Perhaps more importantly, Small and Van Dender report fairly robust long-run price elasticities. Their long-run values are 0.4268 for the sample means and 0.3715 for the 1997-2001 values. (The long-run VMT elasticity and fuel intensity elasticity that sum to these respective values are shown in Table 5.) While you didn’t estimate long-run elasticities in your paper with Hughes and Knittel, you seemed to suggest that the very low short-run values you observed would necessarily translate into low long-run elasticities. If that’s a fair interpretation, then the divergence between the two papers is even stronger than the two-to-one difference in short-run values I’ve just referred to.

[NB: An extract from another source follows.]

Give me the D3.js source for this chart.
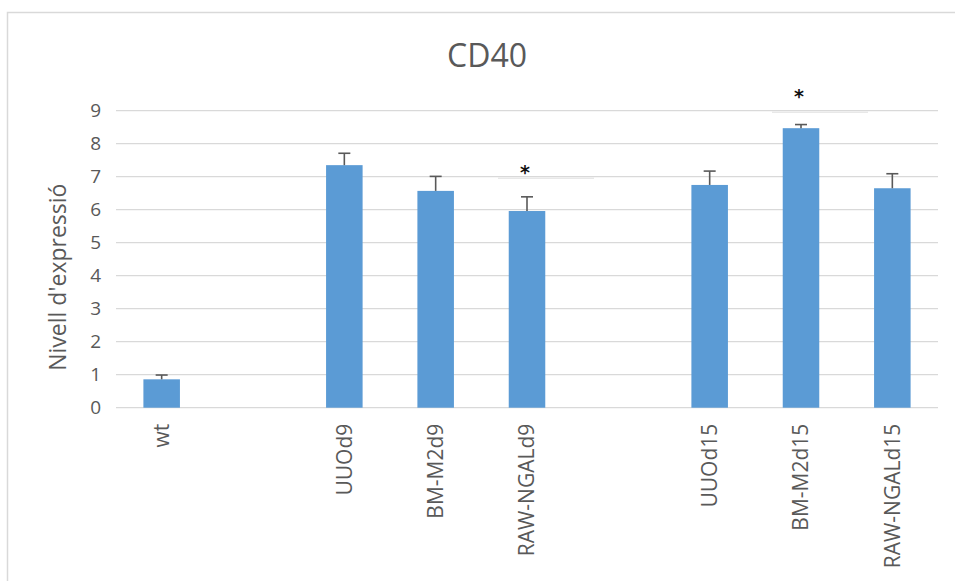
<!DOCTYPE html>
<html>
<head>
<meta charset="utf-8">
<script src="https://cdn.jsdelivr.net/npm/d3@7"></script>
<style>
  html, body { margin: 0; padding: 0; background: #fff; }
  svg { display: block; }
</style>
</head>
<body>
<svg id="chart" width="955" height="581"></svg>
<script>
// CD40 expression per group (empty names are spacer slots between groups)
const categories = ["wt", "", "UUOd9", "BM-M2d9", "RAW-NGALd9", "", "UUOd15", "BM-M2d15", "RAW-NGALd15"];
const values     = [0.86, null, 7.35, 6.57, 5.96, null, 6.75, 8.47, 6.65];
const errors     = [0.13, null, 0.36, 0.44, 0.43, null, 0.42, 0.11, 0.44];
// significance marks: height of the asterisk (null = none)
const sigMarks   = [null, null, null, null, 7.25, null, null, 9.55, null];
const yTicks     = [0, 1, 2, 3, 4, 5, 6, 7, 8, 9];

const title = "CD40";
const yTitle = "Nivell d'expressió";

const svg = d3.select("#chart");
const W = 955, H = 581;
const margin = { left: 116, right: 17, top: 110.7, bottom: 173.3 };
const textColor = "#595959";
const font = "'Open Sans', 'Noto Sans', sans-serif";

// outer chart frame
svg.append("rect")
  .attr("x", 7.5).attr("y", 12.5)
  .attr("width", W + 20).attr("height", H + 20)
  .attr("fill", "none").attr("stroke", "#d9d9d9").attr("stroke-width", 1.5);

const x = d3.scaleBand()
  .domain(categories.map((c, i) => i))
  .range([margin.left, W - margin.right])
  .paddingInner(0.6).paddingOuter(0.3);

const y = d3.scaleLinear()
  .domain([0, 9])
  .range([H - margin.bottom, margin.top]);

// gridlines
svg.append("g")
  .selectAll("line")
  .data(yTicks)
  .join("line")
  .attr("x1", margin.left).attr("x2", W - margin.right)
  .attr("y1", d => y(d)).attr("y2", d => y(d))
  .attr("stroke", "#d9d9d9").attr("stroke-width", 1.3);

// y axis labels
const yAxis = svg.append("g")
  .attr("transform", `translate(${margin.left - 15},0)`)
  .call(d3.axisLeft(y).tickValues(yTicks).tickSize(0).tickPadding(0));
yAxis.select(".domain").remove();
yAxis.selectAll("text")
  .attr("fill", textColor)
  .style("font-family", font)
  .style("font-size", "19px");

// x axis labels (rotated)
const xAxis = svg.append("g")
  .attr("transform", `translate(0,${y(0)})`)
  .call(d3.axisBottom(x).tickFormat(i => categories[i]).tickSize(0).tickPadding(0));
xAxis.select(".domain").remove();
xAxis.selectAll("text")
  .attr("fill", textColor)
  .style("font-family", font)
  .style("font-size", "21px")
  .attr("text-anchor", "end")
  .attr("dy", "0.35em")
  .attr("transform", "translate(0,16) rotate(-90)")
  .attr("x", 0).attr("y", 0);

const idx = categories.map((c, i) => i).filter(i => values[i] != null);

// bars
svg.append("g")
  .selectAll("rect")
  .data(idx)
  .join("rect")
  .attr("x", i => x(i))
  .attr("width", x.bandwidth())
  .attr("y", i => y(values[i]))
  .attr("height", i => y(0) - y(values[i]))
  .attr("fill", "#5b9bd5");

// error bars (upper only)
const eb = svg.append("g")
  .attr("stroke", "#595959").attr("stroke-width", 1.6);
idx.forEach(i => {
  const cx = x(i) + x.bandwidth() / 2;
  eb.append("line")
    .attr("x1", cx).attr("x2", cx)
    .attr("y1", y(values[i])).attr("y2", y(values[i] + errors[i]));
  eb.append("line")
    .attr("x1", cx - 6).attr("x2", cx + 6)
    .attr("y1", y(values[i] + errors[i])).attr("y2", y(values[i] + errors[i]));
});

// significance asterisks with their label box edge
const sig = categories.map((c, i) => i).filter(i => sigMarks[i] != null);
sig.forEach(i => {
  const cx = x(i) + x.bandwidth() / 2;
  const ly = y(Math.floor(sigMarks[i])) + 1.5;
  svg.append("line")
    .attr("x1", cx - 29).attr("x2", cx + 67)
    .attr("y1", ly).attr("y2", ly)
    .attr("stroke", "#e8e8e8").attr("stroke-width", 1.5);
  svg.append("text")
    .attr("x", cx - 2).attr("y", y(sigMarks[i]))
    .attr("text-anchor", "middle")
    .attr("dy", "0.57em")
    .style("font-family", "'DejaVu Sans', sans-serif")
    .style("font-weight", "bold")
    .style("font-size", "19px")
    .attr("fill", "#111")
    .text("*");
});

// chart title
svg.append("text")
  .attr("x", 487).attr("y", 67)
  .attr("text-anchor", "middle")
  .attr("fill", textColor)
  .style("font-family", font)
  .style("font-size", "32px")
  .text(title);

// y axis title
svg.append("text")
  .attr("transform", `translate(66,${(y(0) + y(9)) / 2 + 18}) rotate(-90)`)
  .attr("text-anchor", "middle")
  .attr("fill", textColor)
  .style("font-family", font)
  .style("font-size", "23px")
  .text(yTitle);
</script>
</body>
</html>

My last comment concerns the quality of the data on which your (and my and probably everyone’s) dependent variable is based: U.S. gasoline consumption as indicated by DOE/EIA’s monthly compilation of Motor Gasoline Product Supplied at http://tonto.eia.doe.gov/merquery/mer_data.asp?table=T03.04. For one thing, the percentages of U.S. motor vehicle miles traveled at very high and very low speeds, both of which require more fuel per mile, appear to be increasing. We also know that some of the steep drop in air travel following 9/11 was “mode-shifted” into driving. In addition, non-highway uses of gasoline appear to have risen steadily in the past 4-5 years after a long period of random fluctuation.
I therefore want to ask if you think it might be advisable for us and other researchers to attempt to adjust for some of these phenomena, particularly in analyses of the post-2000 period.
That’s it for now. I’ve certainly put a lot on your plate. I hope that you and your colleagues can consider my questions and get back to me.
Dan, thanks for stimulating my thinking, and thanks in advance for your comments.
Best,
1
[1] US DOT, Summary of Travel Trends, 1995 Nationwide Personal Transportation Survey, http://npts.ornl.gov/npts/1995/Doc/trends_report.pdf,Table 6, “Annual Average Person Trips per Houshold.” The table indicates an average of 2,808 trips per household (per year) in the 1977 survey year, of which 2,351, or 83.7%, were by private vehicle. Another 73 were by transit and 261 walking, evidently leaving 123 unspecified.
[2]US DOT, Highlights of the National Household Travel Survey, http://www.bts.gov/publications/highlights_of_the_2001_national_household_travel_survey/pdf/entire.pdf, Figure 6, “Proportion of Trips by Mode.” The chart shows 48.9% of trips by personal vehicle (multiple occupant) and 37.6% by personal vehicle (single occupant), or 86.5% combined. While a decline in carpooling could be masking some increase in VMT, the impact is almost certainly slight.
[3] A Bureau of Labor Statistics Web page reports labor participation rates of around 75% for men and 60% for women, as of 2000. http://www.bls.gov/opub/working/page3b.htm According to a graph at that page, participation rates in the late 1970s were around 78% for men and 48% for women. Averaging both genders, the earlier rate was around 63%, vs. 68% currently.
[4] By my calculations, the average U.S. retail gasoline price for the first 10 months of 2006 was 67% higher in real terms than the 1997-2001 average. The 58% add-on noted in the text is Small and Van Dender’s.
[5] Small and Van Dender do not explicitly report the fuel intensity elasticity for 1997-2001 values in their Table 5. I calculated it as the difference between the total price elasticity of 0.0758 and the VMT elasticity of 0.0311, both of which are shown in the table.